Problem:
Starting with the first line below, extract each line through the one that contains "0.5331x + 7.2187<br>(<i>P</i>&lt;0.01)</div>", inclusive, excluding pictures.

Data block:
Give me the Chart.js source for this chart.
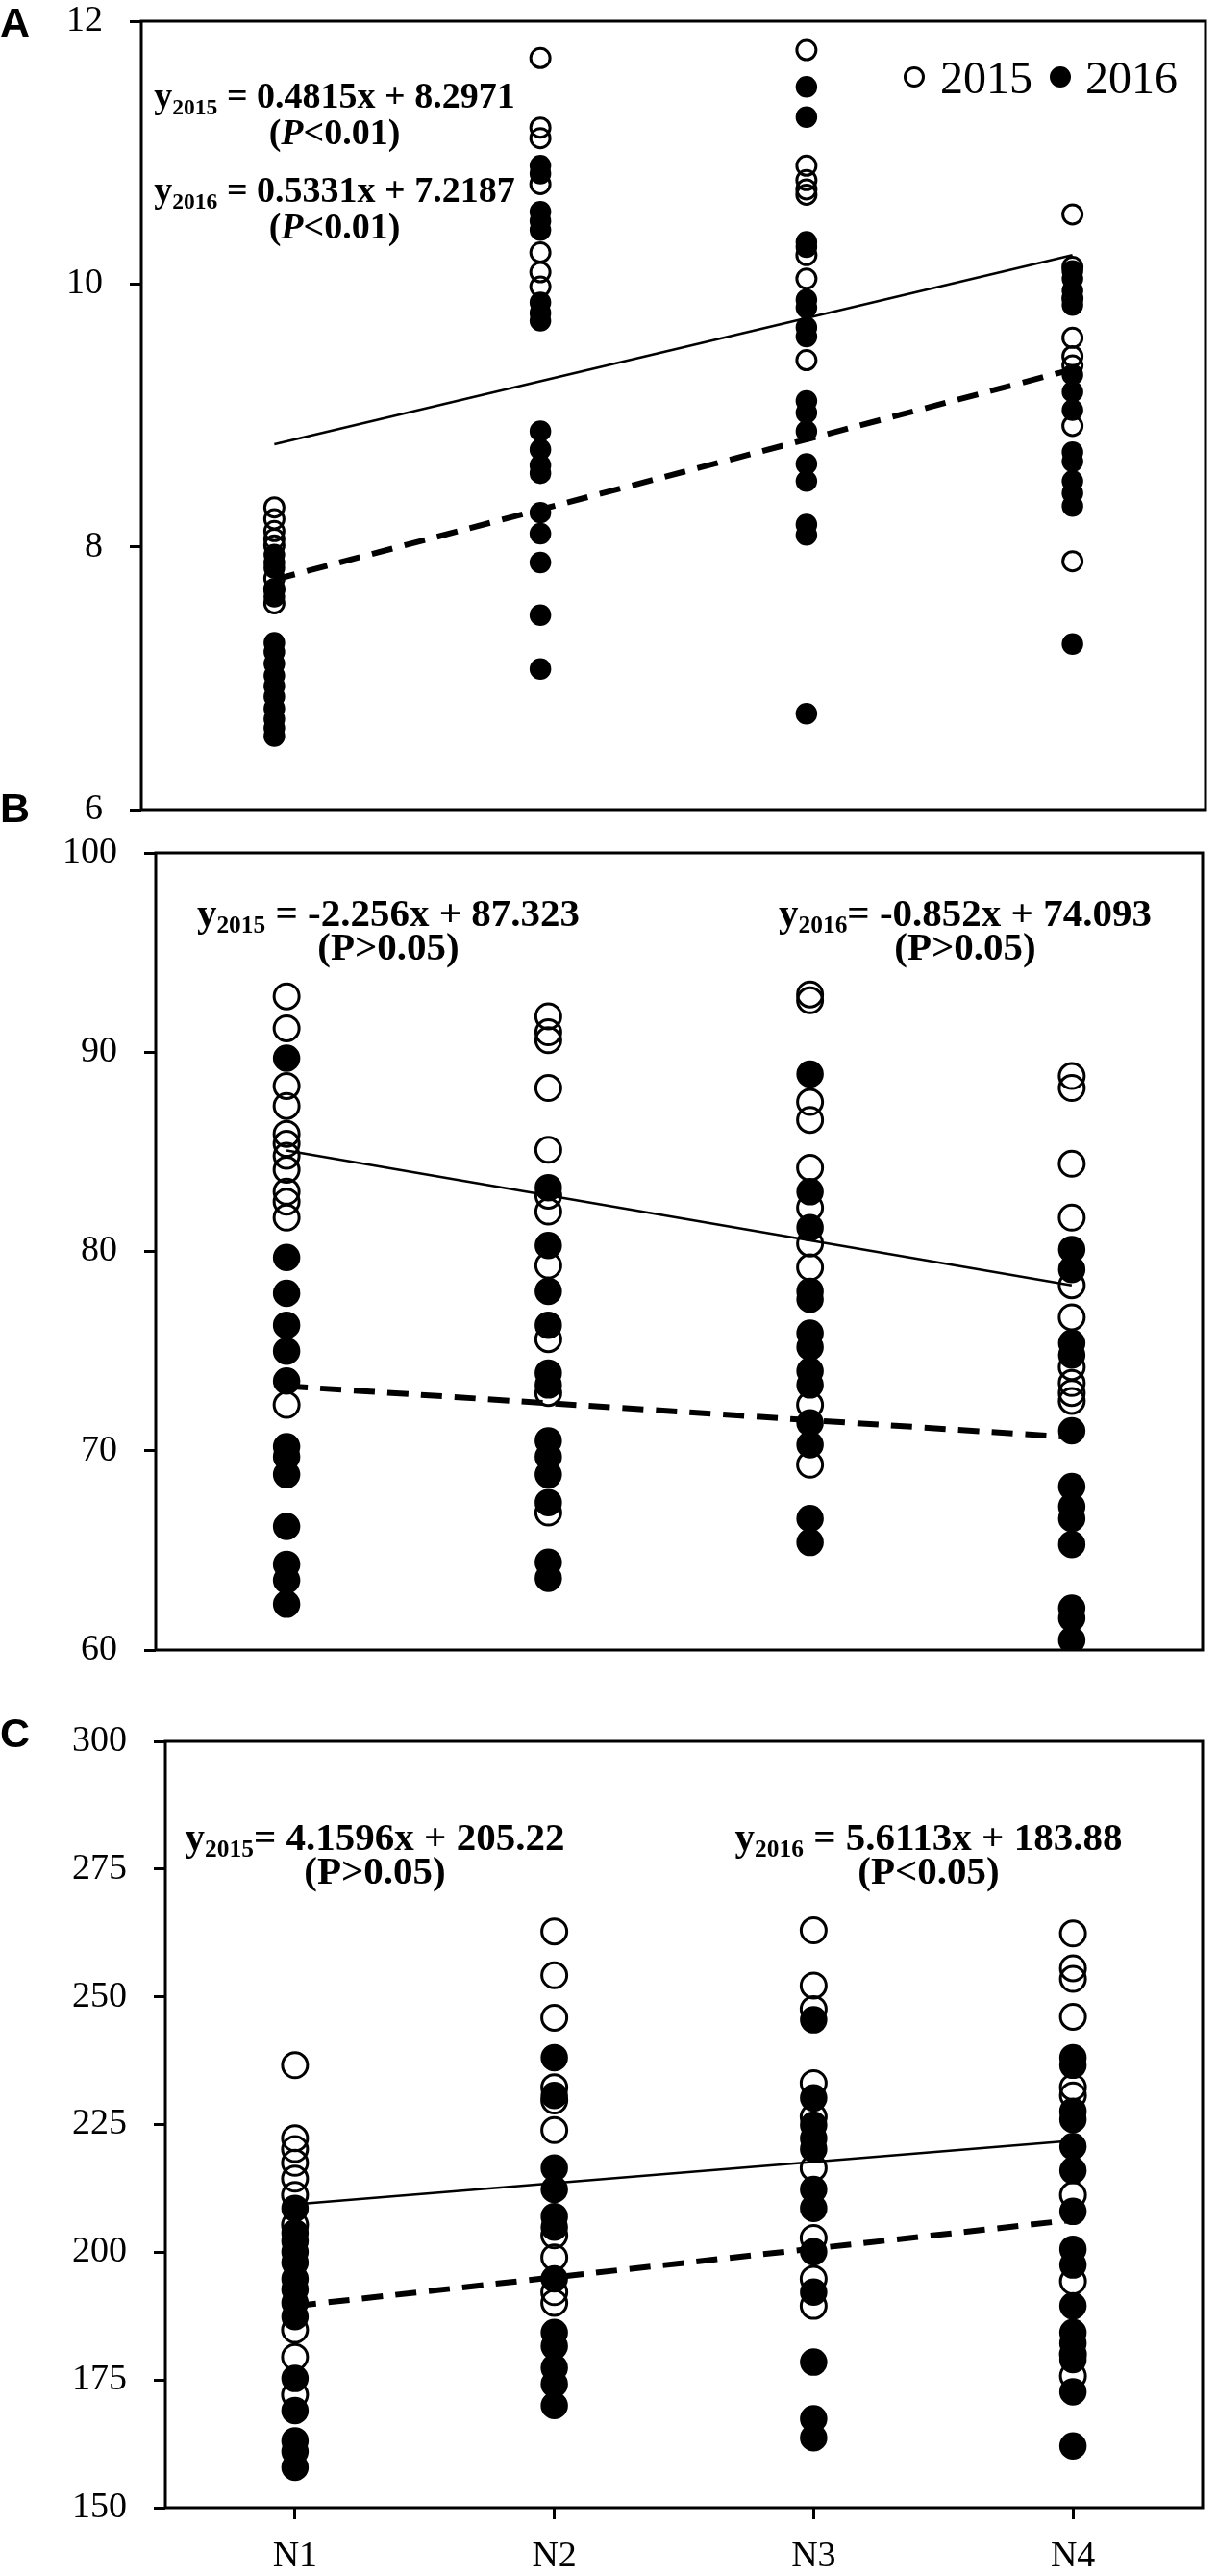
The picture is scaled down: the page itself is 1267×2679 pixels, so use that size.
<!DOCTYPE html>
<html>
<head>
<meta charset="utf-8">
<script src="https://cdn.jsdelivr.net/npm/chart.js@4.4.1/dist/chart.umd.min.js"></script>
<style>
  body { margin: 0; background: #fff; }
  #wrap { position: relative; width: 1267px; height: 2679px; background: #fff; overflow: hidden; }
  canvas { position: absolute; left: 0; }
  .eq { position: absolute; font-family: "Liberation Serif", "DejaVu Serif", serif; font-weight: bold;
        font-size: 41px; line-height: 35px; text-align: center; color: #000; white-space: nowrap; }
  .eq sub { font-size: 0.62em; line-height: 0; vertical-align: -0.28em; }
  .tag { position: absolute; left: 0; font-family: "Liberation Sans", Arial, sans-serif; font-weight: bold;
         font-size: 43px; line-height: 43px; color: #000; }
  .legtxt { position: absolute; top: 57px; font-family: "Liberation Serif", serif; font-size: 48px;
            line-height: 48px; color: #000; }
  .dot { position: absolute; top: 69px; width: 16px; height: 16px; border: 3px solid #000; border-radius: 50%; }
  .dot.full { background: #000; }
</style>
</head>
<body>
<div id="wrap">
  <canvas id="chartA" width="1267" height="870" style="top:0px"></canvas>
  <canvas id="chartB" width="1267" height="880" style="top:860px"></canvas>
  <canvas id="chartC" width="1267" height="899" style="top:1780px"></canvas>

  <div class="tag" style="top:2px">A</div>
  <div class="tag" style="top:819px">B</div>
  <div class="tag" style="top:1781px">C</div>

  <span class="dot" style="left:940px"></span><span class="legtxt" style="left:978px">2015</span>
  <span class="dot full" style="left:1092px"></span><span class="legtxt" style="left:1129px">2016</span>

  <div class="eq" style="left:98px;width:500px;top:80px;font-size:38px;line-height:38px">y<sub>2015</sub> = 0.4815x + 8.2971<br>(<i>P</i>&lt;0.01)</div>
  <div class="eq" style="left:98px;width:500px;top:178px;font-size:38px;line-height:38px">y<sub>2016</sub> = 0.5331x + 7.2187<br>(<i>P</i>&lt;0.01)</div>

  <div class="eq" style="left:154px;width:500px;top:932px">y<sub>2015</sub> = -2.256x + 87.323<br>(P&gt;0.05)</div>
  <div class="eq" style="left:754px;width:500px;top:932px">y<sub>2016</sub>= -0.852x + 74.093<br>(P&gt;0.05)</div>

  <div class="eq" style="left:140px;width:500px;top:1893px">y<sub>2015</sub>= 4.1596x + 205.22<br>(P&gt;0.05)</div>
  <div class="eq" style="left:716px;width:500px;top:1893px">y<sub>2016</sub> = 5.6113x + 183.88<br>(P&lt;0.05)</div>
</div>

<script>
// categories on the x axis (positions 1..4)
const categories = ['N1', 'N2', 'N3', 'N4'];
const catPos = [1, 2, 3, 4];

// panel A : values per category, 2015 (open) and 2016 (filled)
const a2015 = [
    [8.30, 8.21, 8.12, 8.06, 8.01, 7.76, 7.68, 7.57],
    [11.72, 11.19, 11.11, 10.76, 10.24, 10.09, 9.98],
    [11.78, 10.90, 10.79, 10.72, 10.68, 10.22, 10.04, 9.42],
    [10.53, 10.13, 9.89, 9.59, 9.45, 9.38, 8.92, 7.89]
];
const a2016 = [
    [7.94, 7.88, 7.84, 7.67, 7.62, 7.27, 7.20, 7.11, 7.02, 6.94, 6.86, 6.77, 6.69, 6.62, 6.56],
    [10.90, 10.84, 10.55, 10.48, 10.41, 9.86, 9.78, 9.72, 8.88, 8.74, 8.62, 8.56, 8.26, 8.10, 7.88, 7.48, 7.07],
    [11.50, 11.27, 10.32, 10.28, 9.88, 9.82, 9.67, 9.60, 9.11, 9.02, 8.88, 8.63, 8.50, 8.17, 8.09, 6.73],
    [10.10, 10.04, 9.95, 9.84, 9.31, 9.18, 9.04, 8.72, 8.65, 8.50, 8.41, 8.31, 7.26]
];
const fitA2015 = [8.78, 10.22];
const fitA2016 = [7.75, 9.35];
const ticksA = [6, 8, 10, 12];

// panel B
const b2015 = [
    [92.8, 91.2, 88.3, 87.3, 85.9, 85.4, 84.8, 84.1, 83.0, 82.5, 81.7, 72.3],
    [91.8, 91.0, 90.6, 88.2, 85.1, 82.8, 82.0, 79.3, 75.6, 72.9, 66.9],
    [92.9, 92.6, 87.5, 86.6, 84.2, 82.2, 80.4, 79.2, 72.3, 69.3],
    [88.8, 88.2, 84.4, 81.7, 78.3, 76.7, 74.2, 73.4, 72.9, 72.5]
];
const b2016 = [
    [89.7, 79.7, 77.9, 76.3, 75.0, 73.5, 70.2, 69.7, 68.8, 66.2, 64.3, 63.5, 62.3],
    [83.2, 80.3, 78.0, 76.3, 73.9, 73.3, 70.5, 69.7, 68.8, 67.4, 64.4, 63.6],
    [88.9, 83.0, 81.2, 78.0, 77.6, 75.9, 75.2, 74.0, 73.3, 71.4, 70.3, 66.6, 65.4],
    [80.1, 79.1, 75.4, 74.8, 71.0, 68.2, 67.2, 66.6, 65.3, 62.1, 61.6, 60.5]
];
const fitB2015 = [85.07, 78.30];
const fitB2016 = [73.24, 70.68];
const ticksB = [60, 70, 80, 90, 100];

// panel C
const c2015 = [
    [236.6, 222.3, 220.2, 217.5, 214.4, 211.2, 205.4, 184.8, 179.5, 172.1],
    [262.8, 254.2, 245.9, 232.3, 229.7, 223.9, 203.3, 199.0, 192.2, 190.1],
    [263.0, 252.2, 247.6, 233.1, 226.5, 216.5, 202.8, 194.8, 189.5],
    [262.4, 255.6, 253.5, 246.1, 232.3, 230.7, 211.2, 194.3, 180.0, 175.8]
];
const c2016 = [
    [208.6, 203.8, 202.2, 200.1, 198.0, 194.8, 192.7, 190.1, 187.4, 175.3, 169.0, 163.1, 161.0, 157.9],
    [238.1, 230.7, 216.5, 212.3, 207.0, 204.9, 194.8, 184.3, 181.6, 177.4, 174.2, 170.0],
    [245.5, 230.2, 224.9, 222.3, 220.2, 212.3, 208.6, 200.1, 192.2, 178.5, 167.4, 163.7],
    [238.1, 236.6, 227.6, 226.0, 220.7, 216.0, 208.0, 200.6, 197.5, 189.5, 184.3, 182.2, 179.0, 172.7, 162.1]
];
const fitC2015 = [209.38, 221.86];
const fitC2016 = [189.49, 206.33];
const ticksC = [150, 175, 200, 225, 250, 275, 300];

const serif = '"Liberation Serif", "DejaVu Serif", serif';

function toPoints(groups) {
    const pts = [];
    groups.forEach((vals, i) => {
        vals.forEach(v => pts.push({x: catPos[i], y: v}));
    });
    return pts;
}

// frame around the plot area
const framePlugin = {
    id: 'frame',
    afterDatasetsDraw(chart) {
        const a = chart.chartArea;
        const ctx = chart.ctx;
        ctx.save();
        ctx.strokeStyle = '#000';
        ctx.lineWidth = 3;
        ctx.strokeRect(a.left, a.top, a.right - a.left, a.bottom - a.top);
        ctx.restore();
    }
};

function makePanel(id, p) {
    const ctx = document.getElementById(id).getContext('2d');
    return new Chart(ctx, {
        type: 'scatter',
        data: {
            datasets: [
                {
                    type: 'line', data: [{x: 1, y: p.fit2015[0]}, {x: 4, y: p.fit2015[1]}],
                    borderColor: '#000', borderWidth: 2.5, pointRadius: 0, fill: false, order: 1
                },
                {
                    type: 'line', data: [{x: 1, y: p.fit2016[0]}, {x: 4, y: p.fit2016[1]}],
                    borderColor: '#000', borderWidth: 6, borderDash: [22, 13], pointRadius: 0, fill: false, order: 2
                },
                {
                    label: '2016', data: toPoints(p.y2016), pointStyle: 'circle',
                    pointRadius: p.r, backgroundColor: '#000', borderColor: '#000', borderWidth: 2.5, order: 3
                },
                {
                    label: '2015', data: toPoints(p.y2015), pointStyle: 'circle',
                    pointRadius: p.r, backgroundColor: 'rgba(0,0,0,0)', borderColor: '#000', borderWidth: 3, order: 4
                }
            ]
        },
        options: {
            responsive: false,
            animation: false,
            devicePixelRatio: 1,
            layout: {padding: p.pad},
            plugins: {legend: {display: false}, tooltip: {enabled: false}},
            scales: {
                x: {
                    type: 'linear', min: 0.5, max: 4.5,
                    display: p.showX,
                    afterBuildTicks: s => { s.ticks = catPos.map(v => ({value: v})); },
                    afterFit: s => {
                        s.height = p.showX ? 71 : 0;
                        s.paddingLeft = 0; s.paddingRight = 0;
                    },
                    border: {display: false},
                    grid: {drawOnChartArea: false, drawTicks: true, tickLength: 12, tickWidth: 3, tickColor: '#000'},
                    ticks: {
                        color: '#000', padding: 16, maxRotation: 0,
                        font: {family: serif, size: 38},
                        callback: v => categories[catPos.indexOf(v)] || ''
                    }
                },
                y: {
                    min: p.ticks[0], max: p.ticks[p.ticks.length - 1],
                    afterBuildTicks: s => { s.ticks = p.ticks.map(v => ({value: v})); },
                    afterFit: s => {
                        s.width = p.left;
                        s.paddingTop = 0; s.paddingBottom = 0;
                    },
                    border: {display: false},
                    grid: {drawOnChartArea: false, drawTicks: true, tickLength: 12, tickWidth: 3, tickColor: '#000'},
                    ticks: {color: '#000', padding: 28, font: {family: serif, size: 38}}
                }
            }
        },
        plugins: [framePlugin]
    });
}

makePanel('chartA', {
    y2015: a2015, y2016: a2016, fit2015: fitA2015, fit2016: fitA2016, ticks: ticksA,
    r: 10, left: 147, showX: false, pad: {top: 22, right: 3, bottom: 28, left: 0}
});
makePanel('chartB', {
    y2015: b2015, y2016: b2016, fit2015: fitB2015, fit2016: fitB2016, ticks: ticksB,
    r: 13, left: 162, showX: false, pad: {top: 27, right: 5, bottom: 24, left: 0}
});
makePanel('chartC', {
    y2015: c2015, y2016: c2016, fit2015: fitC2015, fit2016: fitC2016, ticks: ticksC,
    r: 13, left: 172, showX: true, pad: {top: 31, right: 5, bottom: 0, left: 0}
});
</script>
</body>
</html>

Problem solution:
Give me the Chart.js source for this chart.
The picture is scaled down: the page itself is 1267×2679 pixels, so use that size.
<!DOCTYPE html>
<html>
<head>
<meta charset="utf-8">
<script src="https://cdn.jsdelivr.net/npm/chart.js@4.4.1/dist/chart.umd.min.js"></script>
<style>
  body { margin: 0; background: #fff; }
  #wrap { position: relative; width: 1267px; height: 2679px; background: #fff; overflow: hidden; }
  canvas { position: absolute; left: 0; }
  .eq { position: absolute; font-family: "Liberation Serif", "DejaVu Serif", serif; font-weight: bold;
        font-size: 41px; line-height: 35px; text-align: center; color: #000; white-space: nowrap; }
  .eq sub { font-size: 0.62em; line-height: 0; vertical-align: -0.28em; }
  .tag { position: absolute; left: 0; font-family: "Liberation Sans", Arial, sans-serif; font-weight: bold;
         font-size: 43px; line-height: 43px; color: #000; }
  .legtxt { position: absolute; top: 57px; font-family: "Liberation Serif", serif; font-size: 48px;
            line-height: 48px; color: #000; }
  .dot { position: absolute; top: 69px; width: 16px; height: 16px; border: 3px solid #000; border-radius: 50%; }
  .dot.full { background: #000; }
</style>
</head>
<body>
<div id="wrap">
  <canvas id="chartA" width="1267" height="870" style="top:0px"></canvas>
  <canvas id="chartB" width="1267" height="880" style="top:860px"></canvas>
  <canvas id="chartC" width="1267" height="899" style="top:1780px"></canvas>

  <div class="tag" style="top:2px">A</div>
  <div class="tag" style="top:819px">B</div>
  <div class="tag" style="top:1781px">C</div>

  <span class="dot" style="left:940px"></span><span class="legtxt" style="left:978px">2015</span>
  <span class="dot full" style="left:1092px"></span><span class="legtxt" style="left:1129px">2016</span>

  <div class="eq" style="left:98px;width:500px;top:80px;font-size:38px;line-height:38px">y<sub>2015</sub> = 0.4815x + 8.2971<br>(<i>P</i>&lt;0.01)</div>
  <div class="eq" style="left:98px;width:500px;top:178px;font-size:38px;line-height:38px">y<sub>2016</sub> = 0.5331x + 7.2187<br>(<i>P</i>&lt;0.01)</div>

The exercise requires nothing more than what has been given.